Formalism and terminology
- Neutrino flavors and mass states: The electron, muon, and tau neutrinos are denoted as νe, νμ, and ντ, and are related to the mass eigenstates through the PMNS matrix Pontecorvo–Maki–Nakagawa–Sakata matrix.
- Mass-squared differences: The solar mass splitting Δm21^2 ≈ 7×10^-5 eV^2 and the atmospheric splitting |Δm31^2| ≈ 2.5×10^-3 eV^2 set the scale for oscillations. The sign of Δm31^2 distinguishes the two orderings.
- Normal ordering vs inverted ordering: In normal ordering, m1 < m2 < m3, with Δm31^2 > 0; in inverted ordering, m3 is lightest, with Δm31^2 < 0. See neutrino mass ordering and neutrino mass ordering for formal labeling and context.
- Absolute mass scale and related observables: Oscillations do not fix the overall mass scale. Experiments probing the absolute mass, such as beta-decay kinematics in KATRIN or cosmological observations in cosmology, constrain Σ mν, the sum of the neutrino masses; neutrinoless double beta decay searches probe the Majorana nature of neutrinos via the effective mass mββ.
Experimental status
- Global perspective: The body of data from solar, atmospheric, reactor, and accelerator experiments constrains the mass-squared differences and mixing angles with increasing precision. Across these measurements, a mild but persistent preference for the normal ordering has emerged, though the statistical significance is not yet decisive. This remains an active area of experimental and phenomenological work.
- Long-baseline and atmospheric probes: Experiments such as NOvA and T2K analyze neutrino and antineutrino oscillations over hundreds of kilometers, where matter effects in the Earth and the CP-violating phase δCP can influence apparent mass ordering signals. These efforts are complemented by broader global fits that combine multiple datasets.
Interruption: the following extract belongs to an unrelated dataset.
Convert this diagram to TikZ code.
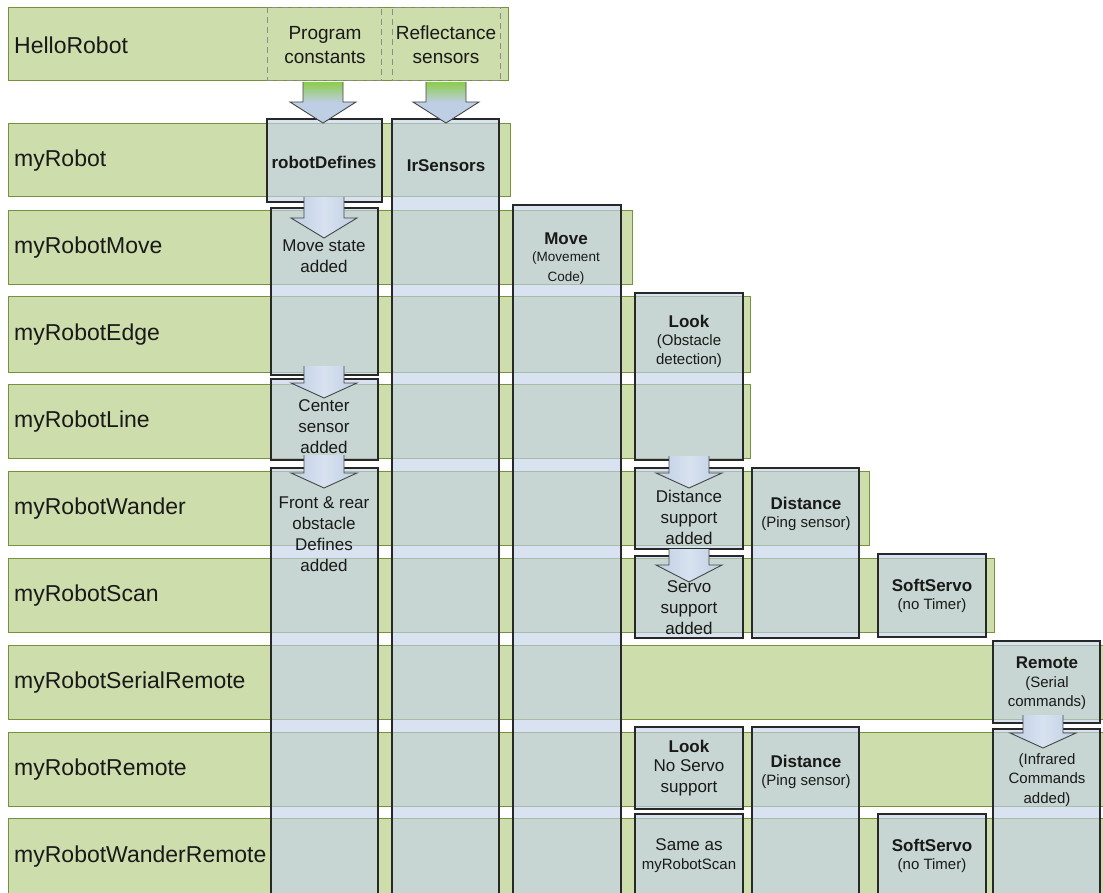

- Reactor-based determinations: Facilities like JUNO are designed to determine the ordering by accurately measuring the interference pattern of oscillations driven by the solar and atmospheric scales in reactor νe disappearance. JUNO aims to achieve a high-sensitivity determination of the hierarchy by exploiting precise energy resolution and statistics.
- Prospects from upcoming facilities: Next-generation projects such as DUNE and Hyper-Kamiokande will test the ordering with high precision by exploiting long baselines, detailed event reconstruction, and large event samples. These experiments also address CP violation and the θ23 octant, tying the mass ordering to broader questions about lepton flavor.
- Complementary constraints: The sum of neutrino masses Σ mν inferred from cosmology (including data from the Planck mission and large-scale structure surveys) places upper bounds that intersect with the allowed ranges for the mass orderings. Direct kinematic limits from KATRIN contribute to the overall picture of the absolute mass scale, though they are not ordering determinations by themselves.
Implications and connections
- Neutrinoless double beta decay: If neutrinos are Majorana particles, the rate of neutrinoless double beta decay depends on the effective mass mββ, which is a function of the masses, mixing angles, and phases. The ordering affects the possible range of mββ, with inverted ordering generally predicting a more accessible region for next-generation experiments. See neutrinoless double beta decay.
- Cosmological sensitivity: The sum of neutrino masses influences the evolution of cosmic structure and the cosmic microwave background. Current and future cosmological measurements place progressively tighter constraints on Σ mν, narrowing the viable parameter space for each ordering. See cosmology.
- Theoretical implications: The pattern of masses and ordering feeds into models of neutrino mass generation, such as the seesaw mechanism and related flavor theories. The ordering can serve as guidance for constructing and testing ultraviolet completions of the Standard Model that include neutrino masses.
- Experimental strategy: A confirmed ordering helps optimize the design and analysis of future experiments, including detector technologies, baselines, and energy ranges, to maximize sensitivity to related questions like CP violation and the absolute mass scale.
Controversies and debates
- Significance of current hints: While there is a tendency in global analyses toward normal ordering, the evidence is not yet conclusive. Critics emphasize the role of statistical fluctuations and systematic uncertainties across diverse experiments, arguing that scheduling a firm claim is premature until next-generation data are in.
- Interplay with new physics: Some proposals invoke sterile neutrinos, non-standard interactions, or other beyond-Standard-Model effects as alternative explanations for observed oscillation patterns. Proponents argue that careful, model-independent analyses are essential to separate true mass ordering from potential new physics signatures.
- Prioritization of measurements: Debates occasionally center on resource allocation and which experimental avenues offer the most robust route to a definitive ordering. Proponents of a multi-pronged approach contend that cross-checks among reactor, accelerator, and cosmological probes are the most reliable path to resolution.